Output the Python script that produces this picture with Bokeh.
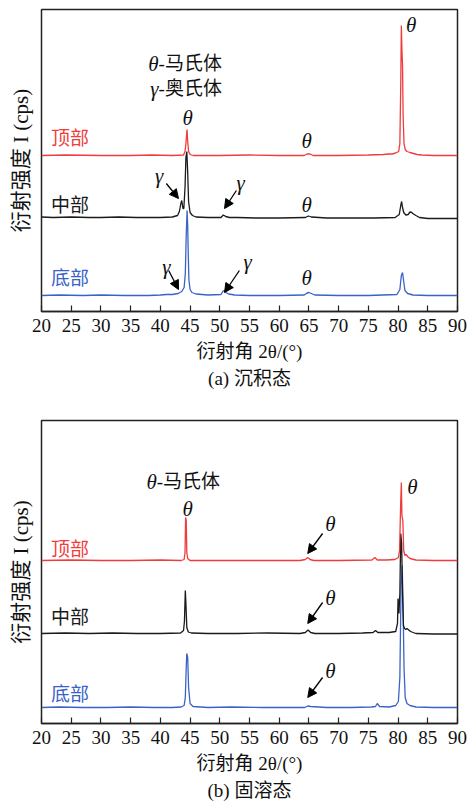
* * *
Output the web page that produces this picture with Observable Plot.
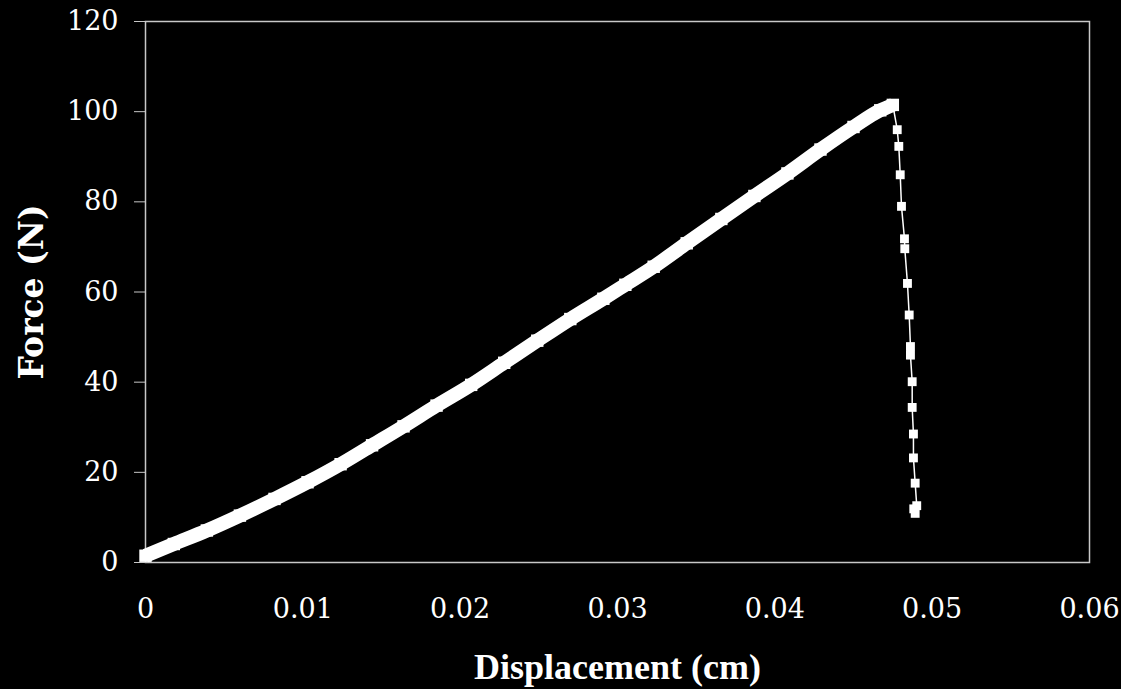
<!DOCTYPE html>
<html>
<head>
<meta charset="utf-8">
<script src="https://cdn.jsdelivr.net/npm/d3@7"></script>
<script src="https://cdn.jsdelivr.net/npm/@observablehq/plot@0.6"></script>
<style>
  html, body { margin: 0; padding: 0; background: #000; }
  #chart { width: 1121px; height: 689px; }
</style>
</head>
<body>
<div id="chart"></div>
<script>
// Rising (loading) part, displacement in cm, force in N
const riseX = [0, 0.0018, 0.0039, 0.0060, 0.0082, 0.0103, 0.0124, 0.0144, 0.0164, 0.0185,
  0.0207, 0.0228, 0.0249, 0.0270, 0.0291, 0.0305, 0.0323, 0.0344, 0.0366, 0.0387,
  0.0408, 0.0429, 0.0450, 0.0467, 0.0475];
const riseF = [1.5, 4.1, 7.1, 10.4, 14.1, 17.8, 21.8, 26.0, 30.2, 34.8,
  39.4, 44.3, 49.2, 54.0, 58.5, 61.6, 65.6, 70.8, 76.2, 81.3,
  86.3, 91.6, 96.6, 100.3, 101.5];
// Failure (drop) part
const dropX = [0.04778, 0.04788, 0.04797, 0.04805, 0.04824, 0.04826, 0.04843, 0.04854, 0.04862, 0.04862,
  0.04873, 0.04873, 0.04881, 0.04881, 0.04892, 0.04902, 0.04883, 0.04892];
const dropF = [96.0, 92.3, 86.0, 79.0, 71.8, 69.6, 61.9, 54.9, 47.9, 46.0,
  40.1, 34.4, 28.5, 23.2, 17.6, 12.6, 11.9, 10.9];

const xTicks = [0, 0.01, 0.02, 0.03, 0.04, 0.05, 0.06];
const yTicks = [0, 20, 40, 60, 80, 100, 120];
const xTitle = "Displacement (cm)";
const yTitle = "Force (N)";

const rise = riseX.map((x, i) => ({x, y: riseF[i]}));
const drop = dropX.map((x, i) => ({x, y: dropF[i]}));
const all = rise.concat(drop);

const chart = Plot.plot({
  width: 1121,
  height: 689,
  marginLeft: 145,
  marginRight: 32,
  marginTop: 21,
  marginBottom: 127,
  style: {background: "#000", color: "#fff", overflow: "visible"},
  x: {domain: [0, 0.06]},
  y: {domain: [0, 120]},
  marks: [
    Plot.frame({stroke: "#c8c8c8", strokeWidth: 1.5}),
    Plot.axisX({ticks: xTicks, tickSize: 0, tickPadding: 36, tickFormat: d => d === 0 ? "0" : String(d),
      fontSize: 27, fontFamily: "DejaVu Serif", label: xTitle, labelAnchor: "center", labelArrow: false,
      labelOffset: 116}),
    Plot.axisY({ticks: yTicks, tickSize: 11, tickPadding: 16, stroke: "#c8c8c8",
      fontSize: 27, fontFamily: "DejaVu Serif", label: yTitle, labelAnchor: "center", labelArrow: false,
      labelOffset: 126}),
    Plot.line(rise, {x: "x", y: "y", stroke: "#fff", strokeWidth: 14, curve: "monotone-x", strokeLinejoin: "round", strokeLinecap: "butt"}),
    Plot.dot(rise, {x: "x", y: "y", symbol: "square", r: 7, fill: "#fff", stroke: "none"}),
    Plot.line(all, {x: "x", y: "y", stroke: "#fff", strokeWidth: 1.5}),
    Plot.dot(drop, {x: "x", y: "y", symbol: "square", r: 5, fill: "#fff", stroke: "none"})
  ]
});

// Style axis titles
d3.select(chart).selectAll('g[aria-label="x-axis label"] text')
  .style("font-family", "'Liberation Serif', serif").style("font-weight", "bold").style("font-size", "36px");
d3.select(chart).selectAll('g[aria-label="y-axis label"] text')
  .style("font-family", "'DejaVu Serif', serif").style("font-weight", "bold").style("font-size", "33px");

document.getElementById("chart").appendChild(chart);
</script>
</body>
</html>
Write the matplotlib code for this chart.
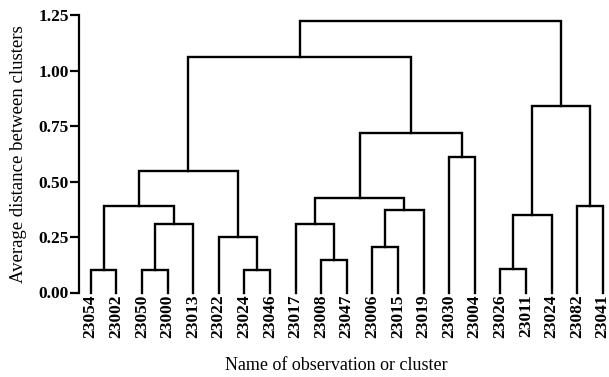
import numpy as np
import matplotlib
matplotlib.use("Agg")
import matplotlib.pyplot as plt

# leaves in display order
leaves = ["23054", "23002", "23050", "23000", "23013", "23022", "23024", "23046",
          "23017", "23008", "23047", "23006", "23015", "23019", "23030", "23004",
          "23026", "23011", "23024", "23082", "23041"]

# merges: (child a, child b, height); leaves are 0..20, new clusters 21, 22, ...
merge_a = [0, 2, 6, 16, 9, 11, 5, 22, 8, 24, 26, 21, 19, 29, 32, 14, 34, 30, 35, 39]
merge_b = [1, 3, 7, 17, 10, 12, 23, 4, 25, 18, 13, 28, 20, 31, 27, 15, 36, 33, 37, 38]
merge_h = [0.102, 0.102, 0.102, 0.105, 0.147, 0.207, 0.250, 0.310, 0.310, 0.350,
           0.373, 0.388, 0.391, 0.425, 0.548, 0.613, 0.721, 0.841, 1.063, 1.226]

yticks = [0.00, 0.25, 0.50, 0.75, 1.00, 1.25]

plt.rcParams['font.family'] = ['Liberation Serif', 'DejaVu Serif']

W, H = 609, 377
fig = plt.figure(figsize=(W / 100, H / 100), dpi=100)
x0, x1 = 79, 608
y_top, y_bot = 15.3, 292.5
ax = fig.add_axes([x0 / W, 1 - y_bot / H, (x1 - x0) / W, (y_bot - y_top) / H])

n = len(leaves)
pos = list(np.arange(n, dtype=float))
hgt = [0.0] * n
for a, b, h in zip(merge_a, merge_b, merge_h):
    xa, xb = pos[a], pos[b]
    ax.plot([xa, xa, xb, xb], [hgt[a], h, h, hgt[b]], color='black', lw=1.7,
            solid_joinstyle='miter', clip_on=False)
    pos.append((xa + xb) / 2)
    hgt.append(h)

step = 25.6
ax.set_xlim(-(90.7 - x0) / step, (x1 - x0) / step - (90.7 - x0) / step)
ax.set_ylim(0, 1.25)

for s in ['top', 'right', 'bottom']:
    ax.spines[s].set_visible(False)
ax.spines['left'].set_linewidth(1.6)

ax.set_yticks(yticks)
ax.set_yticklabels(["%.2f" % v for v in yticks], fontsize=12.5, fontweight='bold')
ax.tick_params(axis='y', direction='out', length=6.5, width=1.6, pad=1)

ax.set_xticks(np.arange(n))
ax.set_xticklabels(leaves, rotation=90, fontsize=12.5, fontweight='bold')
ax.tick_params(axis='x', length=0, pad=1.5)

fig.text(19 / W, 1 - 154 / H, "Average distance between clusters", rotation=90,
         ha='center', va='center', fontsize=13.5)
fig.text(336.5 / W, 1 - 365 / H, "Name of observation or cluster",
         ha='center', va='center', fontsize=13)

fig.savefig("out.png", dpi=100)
...
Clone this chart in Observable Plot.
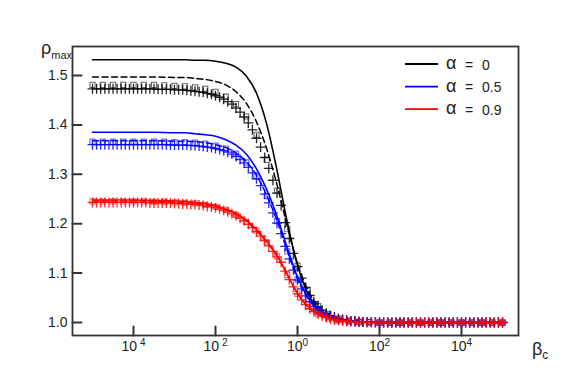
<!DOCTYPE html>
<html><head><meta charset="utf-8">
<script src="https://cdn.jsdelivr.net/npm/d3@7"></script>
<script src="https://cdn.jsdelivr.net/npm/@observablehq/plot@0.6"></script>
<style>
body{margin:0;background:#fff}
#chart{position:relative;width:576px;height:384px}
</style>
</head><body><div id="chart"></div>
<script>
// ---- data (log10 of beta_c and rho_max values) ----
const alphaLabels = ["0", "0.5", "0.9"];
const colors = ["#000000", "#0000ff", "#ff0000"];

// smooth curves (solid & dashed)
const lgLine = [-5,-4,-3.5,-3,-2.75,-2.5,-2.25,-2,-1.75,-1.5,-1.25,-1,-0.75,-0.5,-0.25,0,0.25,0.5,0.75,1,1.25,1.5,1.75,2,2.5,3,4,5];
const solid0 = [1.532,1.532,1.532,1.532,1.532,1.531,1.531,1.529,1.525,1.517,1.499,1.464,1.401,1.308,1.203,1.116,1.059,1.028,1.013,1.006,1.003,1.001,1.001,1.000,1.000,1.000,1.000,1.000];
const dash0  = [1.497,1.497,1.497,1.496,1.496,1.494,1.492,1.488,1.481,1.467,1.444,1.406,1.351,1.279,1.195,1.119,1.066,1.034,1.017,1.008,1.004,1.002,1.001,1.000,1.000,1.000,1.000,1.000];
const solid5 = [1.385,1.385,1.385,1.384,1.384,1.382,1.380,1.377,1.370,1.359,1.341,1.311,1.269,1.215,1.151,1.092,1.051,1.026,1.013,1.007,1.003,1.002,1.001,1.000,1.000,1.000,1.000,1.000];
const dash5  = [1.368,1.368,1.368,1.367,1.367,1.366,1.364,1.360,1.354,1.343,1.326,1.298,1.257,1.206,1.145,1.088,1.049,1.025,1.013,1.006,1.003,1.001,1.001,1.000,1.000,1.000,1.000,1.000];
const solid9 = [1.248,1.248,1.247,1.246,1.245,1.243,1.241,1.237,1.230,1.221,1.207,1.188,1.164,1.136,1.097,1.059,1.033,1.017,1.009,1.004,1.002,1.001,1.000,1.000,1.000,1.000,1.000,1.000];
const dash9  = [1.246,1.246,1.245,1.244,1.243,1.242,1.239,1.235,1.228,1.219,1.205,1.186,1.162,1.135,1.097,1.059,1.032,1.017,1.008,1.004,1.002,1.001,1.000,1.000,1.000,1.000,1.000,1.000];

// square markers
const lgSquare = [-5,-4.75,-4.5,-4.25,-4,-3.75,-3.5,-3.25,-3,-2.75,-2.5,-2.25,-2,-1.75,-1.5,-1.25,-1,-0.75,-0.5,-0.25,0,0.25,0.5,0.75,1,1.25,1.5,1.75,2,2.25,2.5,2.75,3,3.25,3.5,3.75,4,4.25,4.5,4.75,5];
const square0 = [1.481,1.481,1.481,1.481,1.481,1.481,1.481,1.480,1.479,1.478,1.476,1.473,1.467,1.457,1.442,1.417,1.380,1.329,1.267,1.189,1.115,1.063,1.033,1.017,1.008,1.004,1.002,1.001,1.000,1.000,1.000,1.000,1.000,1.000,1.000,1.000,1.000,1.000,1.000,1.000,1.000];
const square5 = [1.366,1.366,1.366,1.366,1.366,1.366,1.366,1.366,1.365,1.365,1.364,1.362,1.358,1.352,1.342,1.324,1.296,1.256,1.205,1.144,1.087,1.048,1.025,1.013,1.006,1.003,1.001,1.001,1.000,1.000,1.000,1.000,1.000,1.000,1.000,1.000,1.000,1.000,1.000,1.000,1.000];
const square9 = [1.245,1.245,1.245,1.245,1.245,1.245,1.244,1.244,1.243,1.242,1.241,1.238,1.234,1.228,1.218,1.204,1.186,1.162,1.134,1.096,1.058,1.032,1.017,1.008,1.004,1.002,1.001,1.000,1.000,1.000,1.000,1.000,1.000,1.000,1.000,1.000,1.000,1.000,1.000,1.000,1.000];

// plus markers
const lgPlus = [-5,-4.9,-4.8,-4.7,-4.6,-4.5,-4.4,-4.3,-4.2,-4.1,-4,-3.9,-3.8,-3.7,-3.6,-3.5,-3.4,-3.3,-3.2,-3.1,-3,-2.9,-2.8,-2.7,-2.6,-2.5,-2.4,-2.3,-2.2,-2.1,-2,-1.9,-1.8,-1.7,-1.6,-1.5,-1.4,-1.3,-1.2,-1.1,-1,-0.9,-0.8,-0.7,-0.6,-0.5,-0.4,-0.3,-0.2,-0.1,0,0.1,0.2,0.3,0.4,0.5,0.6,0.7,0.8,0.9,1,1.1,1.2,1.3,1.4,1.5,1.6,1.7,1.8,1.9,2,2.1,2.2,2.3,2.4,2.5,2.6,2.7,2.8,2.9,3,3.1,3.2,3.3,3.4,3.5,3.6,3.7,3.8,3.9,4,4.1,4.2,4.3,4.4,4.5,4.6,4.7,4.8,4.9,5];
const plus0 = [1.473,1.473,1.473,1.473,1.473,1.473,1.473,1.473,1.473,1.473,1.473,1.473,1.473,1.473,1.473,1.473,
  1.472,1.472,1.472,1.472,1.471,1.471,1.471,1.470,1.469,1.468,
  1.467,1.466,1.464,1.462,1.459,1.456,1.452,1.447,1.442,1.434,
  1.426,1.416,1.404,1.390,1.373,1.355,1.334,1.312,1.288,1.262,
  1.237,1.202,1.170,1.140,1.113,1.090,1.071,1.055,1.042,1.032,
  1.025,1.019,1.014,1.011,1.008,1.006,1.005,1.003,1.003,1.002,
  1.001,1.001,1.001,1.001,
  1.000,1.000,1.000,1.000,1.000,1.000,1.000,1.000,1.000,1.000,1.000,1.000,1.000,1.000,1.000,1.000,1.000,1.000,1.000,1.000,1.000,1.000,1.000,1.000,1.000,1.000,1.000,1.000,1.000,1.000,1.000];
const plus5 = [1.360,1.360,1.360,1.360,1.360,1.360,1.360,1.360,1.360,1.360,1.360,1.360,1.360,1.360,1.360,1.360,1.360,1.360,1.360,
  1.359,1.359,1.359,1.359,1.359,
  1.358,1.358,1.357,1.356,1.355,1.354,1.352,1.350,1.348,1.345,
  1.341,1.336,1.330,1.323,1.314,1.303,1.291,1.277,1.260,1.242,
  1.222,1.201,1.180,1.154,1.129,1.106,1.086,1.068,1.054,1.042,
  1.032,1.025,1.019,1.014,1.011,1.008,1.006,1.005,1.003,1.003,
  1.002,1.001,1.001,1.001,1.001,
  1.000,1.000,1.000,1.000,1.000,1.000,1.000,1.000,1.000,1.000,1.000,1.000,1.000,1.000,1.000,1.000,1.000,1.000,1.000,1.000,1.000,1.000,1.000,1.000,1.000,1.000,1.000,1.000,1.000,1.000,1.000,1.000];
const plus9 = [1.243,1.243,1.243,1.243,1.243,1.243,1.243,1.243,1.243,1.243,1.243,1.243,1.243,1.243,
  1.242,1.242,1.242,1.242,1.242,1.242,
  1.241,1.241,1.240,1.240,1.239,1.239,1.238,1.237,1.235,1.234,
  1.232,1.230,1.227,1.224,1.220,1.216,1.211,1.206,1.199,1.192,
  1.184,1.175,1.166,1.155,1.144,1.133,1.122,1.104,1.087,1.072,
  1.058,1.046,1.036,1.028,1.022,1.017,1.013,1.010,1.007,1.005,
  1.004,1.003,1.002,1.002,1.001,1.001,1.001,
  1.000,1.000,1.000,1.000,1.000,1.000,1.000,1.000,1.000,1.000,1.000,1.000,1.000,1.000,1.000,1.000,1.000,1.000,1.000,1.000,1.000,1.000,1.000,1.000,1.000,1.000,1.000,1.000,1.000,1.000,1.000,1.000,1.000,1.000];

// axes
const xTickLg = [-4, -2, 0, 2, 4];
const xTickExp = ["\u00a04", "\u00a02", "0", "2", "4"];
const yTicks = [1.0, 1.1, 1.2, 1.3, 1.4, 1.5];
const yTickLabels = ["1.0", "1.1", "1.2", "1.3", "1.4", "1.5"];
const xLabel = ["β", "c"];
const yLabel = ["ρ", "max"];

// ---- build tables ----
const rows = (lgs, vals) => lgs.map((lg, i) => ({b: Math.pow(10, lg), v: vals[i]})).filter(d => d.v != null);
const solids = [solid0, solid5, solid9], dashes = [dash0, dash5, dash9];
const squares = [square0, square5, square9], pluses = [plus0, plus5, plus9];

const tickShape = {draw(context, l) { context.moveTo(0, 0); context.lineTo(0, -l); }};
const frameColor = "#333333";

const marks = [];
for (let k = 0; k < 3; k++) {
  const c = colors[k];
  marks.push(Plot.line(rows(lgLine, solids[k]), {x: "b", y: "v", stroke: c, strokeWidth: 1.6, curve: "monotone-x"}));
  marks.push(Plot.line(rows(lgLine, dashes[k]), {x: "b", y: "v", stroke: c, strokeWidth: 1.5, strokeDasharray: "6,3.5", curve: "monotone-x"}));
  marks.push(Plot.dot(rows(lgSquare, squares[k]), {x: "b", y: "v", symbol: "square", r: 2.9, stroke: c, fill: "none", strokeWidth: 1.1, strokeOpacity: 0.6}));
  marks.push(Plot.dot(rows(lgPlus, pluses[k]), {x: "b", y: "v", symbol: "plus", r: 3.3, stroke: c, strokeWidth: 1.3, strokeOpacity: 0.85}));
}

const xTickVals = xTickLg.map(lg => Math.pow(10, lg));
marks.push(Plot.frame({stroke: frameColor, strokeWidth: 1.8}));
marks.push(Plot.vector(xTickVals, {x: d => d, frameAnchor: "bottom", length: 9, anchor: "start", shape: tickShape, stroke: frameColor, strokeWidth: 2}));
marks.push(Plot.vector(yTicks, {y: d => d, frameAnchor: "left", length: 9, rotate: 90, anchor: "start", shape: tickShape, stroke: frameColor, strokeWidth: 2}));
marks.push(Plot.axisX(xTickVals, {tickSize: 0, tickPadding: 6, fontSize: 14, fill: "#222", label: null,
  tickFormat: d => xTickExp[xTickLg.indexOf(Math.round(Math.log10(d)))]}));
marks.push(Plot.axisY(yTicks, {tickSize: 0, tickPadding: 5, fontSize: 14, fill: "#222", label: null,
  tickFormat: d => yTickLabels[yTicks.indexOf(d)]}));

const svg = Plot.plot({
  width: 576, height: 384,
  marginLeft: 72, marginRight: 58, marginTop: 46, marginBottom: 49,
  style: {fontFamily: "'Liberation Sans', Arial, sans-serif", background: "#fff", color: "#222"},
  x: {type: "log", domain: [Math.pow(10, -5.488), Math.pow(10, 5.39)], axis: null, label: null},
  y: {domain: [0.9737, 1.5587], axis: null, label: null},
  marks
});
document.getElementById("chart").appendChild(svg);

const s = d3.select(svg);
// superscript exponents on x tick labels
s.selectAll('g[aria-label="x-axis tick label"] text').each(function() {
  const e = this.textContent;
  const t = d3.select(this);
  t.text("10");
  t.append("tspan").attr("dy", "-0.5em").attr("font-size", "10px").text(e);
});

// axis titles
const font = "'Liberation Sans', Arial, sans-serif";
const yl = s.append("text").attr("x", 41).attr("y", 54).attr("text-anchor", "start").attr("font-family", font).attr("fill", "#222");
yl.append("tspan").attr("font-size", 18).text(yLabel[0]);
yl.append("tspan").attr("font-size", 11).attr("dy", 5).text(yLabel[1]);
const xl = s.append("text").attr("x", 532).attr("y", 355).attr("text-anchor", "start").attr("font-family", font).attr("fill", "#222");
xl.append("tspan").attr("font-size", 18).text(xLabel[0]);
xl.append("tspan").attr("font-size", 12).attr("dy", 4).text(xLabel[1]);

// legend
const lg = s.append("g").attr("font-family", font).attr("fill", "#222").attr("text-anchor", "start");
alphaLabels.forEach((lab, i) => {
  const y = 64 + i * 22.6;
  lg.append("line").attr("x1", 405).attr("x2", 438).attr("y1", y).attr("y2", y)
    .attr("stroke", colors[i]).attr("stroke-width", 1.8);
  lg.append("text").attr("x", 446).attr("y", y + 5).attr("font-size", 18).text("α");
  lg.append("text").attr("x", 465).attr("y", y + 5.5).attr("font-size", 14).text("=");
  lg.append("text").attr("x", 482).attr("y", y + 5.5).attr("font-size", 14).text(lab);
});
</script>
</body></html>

◆ **DESCRIPTION OF THE TASK**
Take out nothing but the lines from the one containing "Write the matplotlib code for this chart." to the one containing "ax.tick_params(axis='x', length=0, pad=1.5)", inclusive, retyped exactly. Drop the pictures.

◆ **OUTPUT BELOW**
Write the matplotlib code for this chart.
import numpy as np
import matplotlib
matplotlib.use("Agg")
import matplotlib.pyplot as plt

# leaves in display order
leaves = ["23054", "23002", "23050", "23000", "23013", "23022", "23024", "23046",
          "23017", "23008", "23047", "23006", "23015", "23019", "23030", "23004",
          "23026", "23011", "23024", "23082", "23041"]

# merges: (child a, child b, height); leaves are 0..20, new clusters 21, 22, ...
merge_a = [0, 2, 6, 16, 9, 11, 5, 22, 8, 24, 26, 21, 19, 29, 32, 14, 34, 30, 35, 39]
merge_b = [1, 3, 7, 17, 10, 12, 23, 4, 25, 18, 13, 28, 20, 31, 27, 15, 36, 33, 37, 38]
merge_h = [0.102, 0.102, 0.102, 0.105, 0.147, 0.207, 0.250, 0.310, 0.310, 0.350,
           0.373, 0.388, 0.391, 0.425, 0.548, 0.613, 0.721, 0.841, 1.063, 1.226]

yticks = [0.00, 0.25, 0.50, 0.75, 1.00, 1.25]

plt.rcParams['font.family'] = ['Liberation Serif', 'DejaVu Serif']

W, H = 609, 377
fig = plt.figure(figsize=(W / 100, H / 100), dpi=100)
x0, x1 = 79, 608
y_top, y_bot = 15.3, 292.5
ax = fig.add_axes([x0 / W, 1 - y_bot / H, (x1 - x0) / W, (y_bot - y_top) / H])

n = len(leaves)
pos = list(np.arange(n, dtype=float))
hgt = [0.0] * n
for a, b, h in zip(merge_a, merge_b, merge_h):
    xa, xb = pos[a], pos[b]
    ax.plot([xa, xa, xb, xb], [hgt[a], h, h, hgt[b]], color='black', lw=1.7,
            solid_joinstyle='miter', clip_on=False)
    pos.append((xa + xb) / 2)
    hgt.append(h)

step = 25.6
ax.set_xlim(-(90.7 - x0) / step, (x1 - x0) / step - (90.7 - x0) / step)
ax.set_ylim(0, 1.25)

for s in ['top', 'right', 'bottom']:
    ax.spines[s].set_visible(False)
ax.spines['left'].set_linewidth(1.6)

ax.set_yticks(yticks)
ax.set_yticklabels(["%.2f" % v for v in yticks], fontsize=12.5, fontweight='bold')
ax.tick_params(axis='y', direction='out', length=6.5, width=1.6, pad=1)

ax.set_xticks(np.arange(n))
ax.set_xticklabels(leaves, rotation=90, fontsize=12.5, fontweight='bold')
ax.tick_params(axis='x', length=0, pad=1.5)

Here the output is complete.